Mark and I managed to get a close encounter with a Bushmaster (Lachesis muta) in the Las Piedras River area on second of March 2016. Bushmasters are venomous pit vipers that are native to forested areas of Central and South America. They are the longest venomous snake in America and second longest in the world after the king cobra (Ophiophagus hannah). Individuals of this species often reach 2 meters in length and have the potential to grow over 3.5 meters. The colors range from (reddish/pinkish) brown, pale brown with dark diamond-shaped markings down on the back. The amphibian & reptile research coordinator (Alberto) of Fauna Forever (non-profit organisation) was following a group of Peruvian spider monkeys (Ateles chamek) off trail when he bumped into a bushmaster. Later that day Alberto showed me the location of this beautiful viper. I was surprised how hard it was to see because it’s so well camouflaged. The bushmaster was resting underneath a pile of dead palm leaves. Out of all the snakes I’ve seen during my adventures in the Peruvian jungle, this one was definitely my favorite. After the first photo session, I decided to save the GPS location so I could return to this spot with Mark Fernley from Untamed Photography.
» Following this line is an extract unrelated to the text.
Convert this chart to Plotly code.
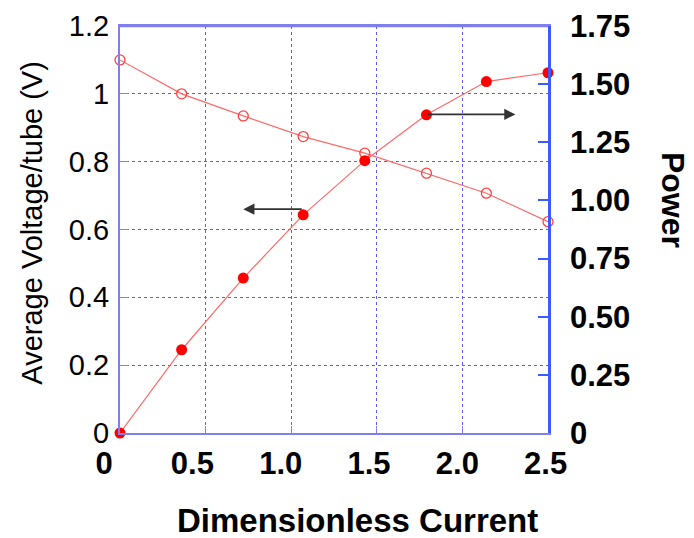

After dinner, Mark and I grabbed our photography gear, flashlights and an umbrella and headed out. It was quite easy to get relatively close to where the bushmaster was, due to good trail access in this area, but the last thirty-five metres or so were off trail. In this area there were a lot of fallen palm leaf piles which make finding the one that snake was under really hard, even with a GPS with a 10-20 m position error. This time the bushmaster was slightly more exposed than earlier in the day and was thus much easier to photograph. As usual we double checked the floor and shuffled the leaves to make sure it was safe enough to get flat on the floor, as there can be spines, ants, and all manner of other things that could sting or bite you. The bushmaster was so passive and showed no sign of aggression during the what-turned-out-to-be two hours that we spent with it. Due to this we managed to get some nice portrait shots, and quite a few mosquito bites too (despite the repellent we had on).
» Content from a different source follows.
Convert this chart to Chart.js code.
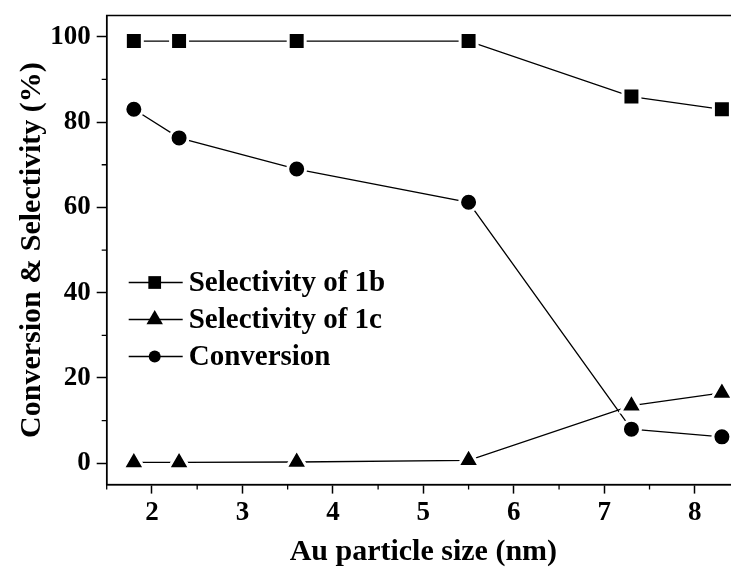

The next day, Mark and I woke up early and decided to go after breakfast for a second and final photo session. This time we had more time and natural light to get different kind of photos. The bushmaster was covered underneath two big palm leaves. With a snake hook we moved a few smaller leaves out of the way and the bushmaster did not move an inch. Our first few photos showed that the belly of the snake was massive and there were quite a few hairs around its mouth, which we had also noticed last night. It probably had eaten a rat, opossum or some other small mammal a couple of days ago, and was in the process of digesting it. It was a relative cold day for the jungle and this worked in our favor, as the snake obviously wasn’t keen to move. Mark and I took many shots with various lenses. Afterwards we slowly reconstructed the leaf mound around it and moved back towards the trail. Alberto informed us that the snake had stayed in the same place for six days before it moved on. In short, a beautiful encounter that I’d not expected because this species is incredible hard to find in the thick jungle.